Why can’t NAICOM enforce compliance with compulsory insurance using security agencies?
As a regulator, I have to collaborate with law enforcement agencies to enforce compulsory insurances. We however have limitations. For instance, we have to work with the police who are already fully engaged thus making it difficult in addition to the huge resources required to conduct a nationwide enforcement. As part of our strategy, we realized that it is not fair if we do not educate the people before we start to enforce the laws. When people see values, there will be large voluntary compliance and that is what we have done.

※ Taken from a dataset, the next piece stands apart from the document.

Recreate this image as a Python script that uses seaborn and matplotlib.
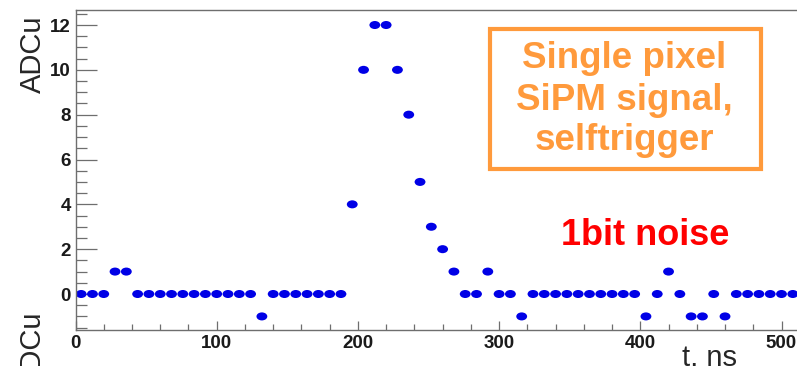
import matplotlib
matplotlib.use("Agg")
import matplotlib.pyplot as plt
import matplotlib.transforms as mtransforms
from matplotlib.path import Path
from matplotlib.patches import Rectangle
from matplotlib.ticker import MultipleLocator
import pandas as pd
import seaborn as sns

# Sample times (ns) and ADC counts of the digitised waveform
t_ns = [4, 12, 20, 28, 36, 44, 52, 60, 68, 76, 84, 92, 100, 108, 116, 124,
        132, 140, 148, 156, 164, 172, 180, 188, 196, 204, 212, 220, 228, 236,
        244, 252, 260, 268, 276, 284, 292, 300, 308, 316, 324, 332, 340, 348,
        356, 364, 372, 380, 388, 396, 404, 412, 420, 428, 436, 444, 452, 460,
        468, 476, 484, 492, 500, 508]
adc = [0, 0, 0, 1, 1, 0, 0, 0, 0, 0, 0, 0, 0, 0, 0, 0,
       -1, 0, 0, 0, 0, 0, 0, 0, 4, 10, 12, 12, 10, 8,
       5, 3, 2, 1, 0, 0, 1, 0, 0, -1, 0, 0, 0, 0,
       0, 0, 0, 0, 0, 0, -1, 0, 1, 0, -1, -1, 0, -1,
       0, 0, 0, 0, 0, 0]

x_ticks = [0, 100, 200, 300, 400, 500]
y_ticks = [0, 2, 4, 6, 8, 10, 12]

box_lines = ["Single pixel", "SiPM signal,", "selftrigger"]
noise_label = "1bit noise"

df = pd.DataFrame({"t": t_ns, "adc": adc})

sns.set_style("ticks")
plt.rcParams["font.family"] = ["Liberation Sans", "DejaVu Sans"]

W, H = 797, 366
fig = plt.figure(figsize=(W / 100, H / 100), dpi=100)
ax = fig.add_axes([75.5 / W, 36 / H, (W - 75.5) / W, 320 / H])

# slightly flattened round marker
ellipse = Path.unit_circle().transformed(mtransforms.Affine2D().scale(1.35, 1.0))
sns.scatterplot(data=df, x="t", y="adc", ax=ax, marker=ellipse, s=61,
                color="#0000E6", edgecolor="none", linewidth=0, legend=False)

ax.set_xlim(0, (W - 75.5) / 1.412)
ax.set_ylim(-1.606, 12.67)

ax.set_xticks(x_ticks)
ax.set_yticks(y_ticks)
ax.xaxis.set_minor_locator(MultipleLocator(20))
ax.yaxis.set_minor_locator(MultipleLocator(0.5))

axis_col = "#6e6e6e"
for side in ["left", "top", "bottom"]:
    ax.spines[side].set_color(axis_col)
    ax.spines[side].set_linewidth(1.0)
ax.spines["right"].set_visible(False)

ax.tick_params(axis="y", which="major", direction="in", length=15, width=0.9,
               color=axis_col, pad=3.5, labelsize=13.5)
ax.tick_params(axis="y", which="minor", direction="in", length=8, width=0.9,
               color=axis_col)
ax.tick_params(axis="x", which="major", direction="in", length=6.5, width=0.9,
               color=axis_col, pad=3.5, labelsize=13.5)
ax.tick_params(axis="x", which="minor", direction="in", length=4, width=0.9,
               color=axis_col)
for lab in ax.get_xticklabels() + ax.get_yticklabels():
    lab.set_fontweight("bold")
    lab.set_color("#1a1a1a")

ax.set_ylabel("ADCu", fontsize=21, va="center", ha="center")
ax.yaxis.set_label_coords((33 - 75.5) / (W - 75.5), (330 - 54.5) / 320)
ax.set_xlabel("t, ns", fontsize=21, va="baseline", ha="center")
ax.xaxis.set_label_coords((710 - 75.5) / (W - 75.5), (330 - 365.5) / 320)

# axis title of the panel below, partly visible at the bottom edge
fig.text(33 / W, 1 - 350.5 / H, "ADCu", fontsize=21, rotation=90,
         ha="center", va="center", rotation_mode="anchor")

# orange annotation box
orange = "#FF9A3C"
fig.add_artist(Rectangle((489.5 / W, 1 - 169 / H), 271 / W, 140.2 / H,
                         transform=fig.transFigure, fill=False,
                         edgecolor=orange, linewidth=3.0))
for line, base in zip(box_lines, [68.5, 110, 150]):
    fig.text(624 / W, 1 - base / H, line, fontsize=26.5, fontweight="bold",
             color=orange, ha="center", va="baseline")

fig.text(645 / W, 1 - 245 / H, noise_label, fontsize=26, fontweight="bold",
         color="#FF0000", ha="center", va="baseline")

fig.savefig("out.png", dpi=100)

The police have been overstretched. We use police on ad-hoc basis. So we are looking at what we can really do; we are looking at the totality of the stakeholders. The law stipulates that 25 per cent of the net premium in respect of compulsory insurance should be set aside for the purpose of providing grant or equipment to institutions engaged in fire fighting services. It means if the rate of compliance is high, then the fire services will get more from the insurance industry.
We are therefore reinvigorating our awareness campaign and stakeholders engagement to engender compliance. We are also happy to note that some state governments have passed laws to support the National Laws on compulsory insurance. Where we have apparent breaches, enforcement remains an option to adopt.